Five of those inmates testified in my behalf, and that is the only reason that I am free today – and not among the wrongfully executed. I made it out because I had the ability to represent myself, and luckily got a judge who cared to look at the facts. As in the case of Roy Brown, recently released from prison here in New York, it was not the system that worked but his own efforts. He solved the murder in his case from jail, and fortunately there was DNA evidence to exonerate him.

With Texas, New York leads the country in the number of wrongful convictions. Most of these came to light years after legal appeals were exhausted. If New York had an active death penalty, some of these men may not be here today.

It boggles my mind that the New York State Senate would vote for a new death penalty bill without enacting the many reforms needed to lessen the possibility of wrongful convictions.

Before that recent vote, Sen. Eric Schneiderman, D-Manhattan, proposed that some changes to protect the innocent be added to the bill. The proposed amendment would have required improved preservation and access to DNA evidence, videotaping of interrogations and revised eyewitness identification procedures. These are the minimal reforms suggested by the Innocence Project to prevent wrongful convictions.

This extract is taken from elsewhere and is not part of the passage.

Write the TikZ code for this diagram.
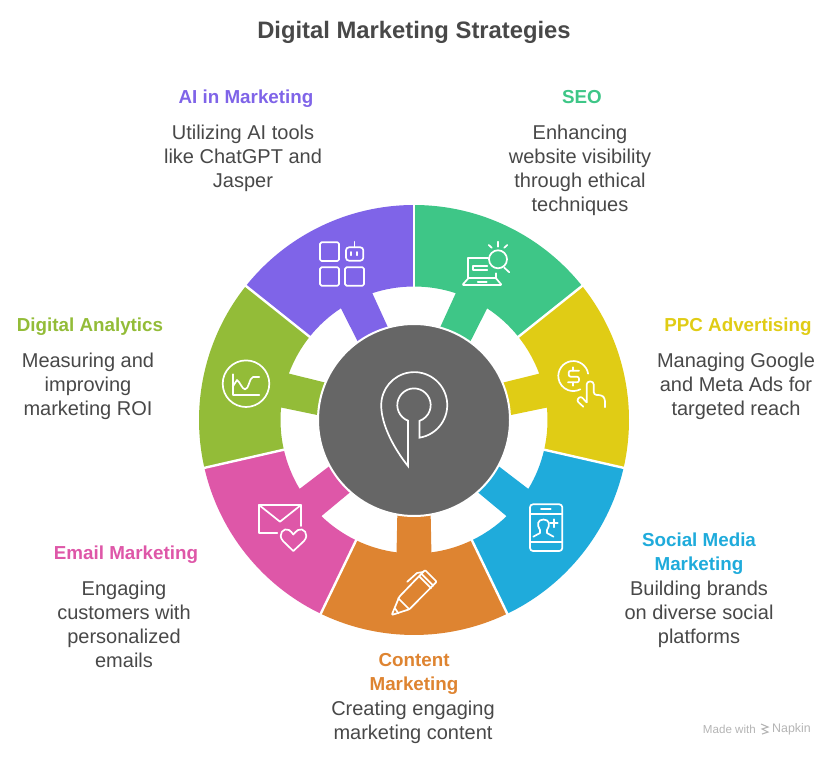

I know that the system can never be fail-proof, but it can be better. Sen. Dale M. Volker, R-Depew, and 36 others voted against these protections, and then for the bill without any changes whatsoever.

There is no place for a death penalty when human beings make mistakes. Life without parole is the worst punishment and allows mistakes to come to light, no matter how long it takes.

Find this article at: www.buffalonews.com/149/story/95570.html

4 Responses

  1. I wonder why Gary Beeman never mentions in his long, rambling letter, that he has been tried and convicted on several counts of molesting and endangering HIS OWN DAUGHTER!!!! Does anyone ever do searches on these so called exonerated saviors? Not only was that on his record, but there were several counts of forgery, bad checks, grand theft.
    http://cpdocket.cp.cuyahogacounty.us/p_CaseByName.aspx

  2. It is true that he was inedited- but he was NOT convicted of molestation in criminal court. And although he is guilty of other crimes- it still does not necessarily mean he is guilty of this crime. What really must be asked is –did he get away with murder? That is a horse of a different color. The fact that he was acquitted through a second trail does NOT mean that he is not guilty. Believe me- there are people who know the truth. But this man wouldn’t know truth if it bit him on the butt. Consider the source before you except it as the gospel’s truth.

    • Yes, he is not guilty of this crime. Please read through the whole post. another man admitted to the crime and was convicted of it;

      “It was only during my second trial that the real killer was arrested again, and bragged to fellow inmates that he had set me up to take the fall for a murder he committed.”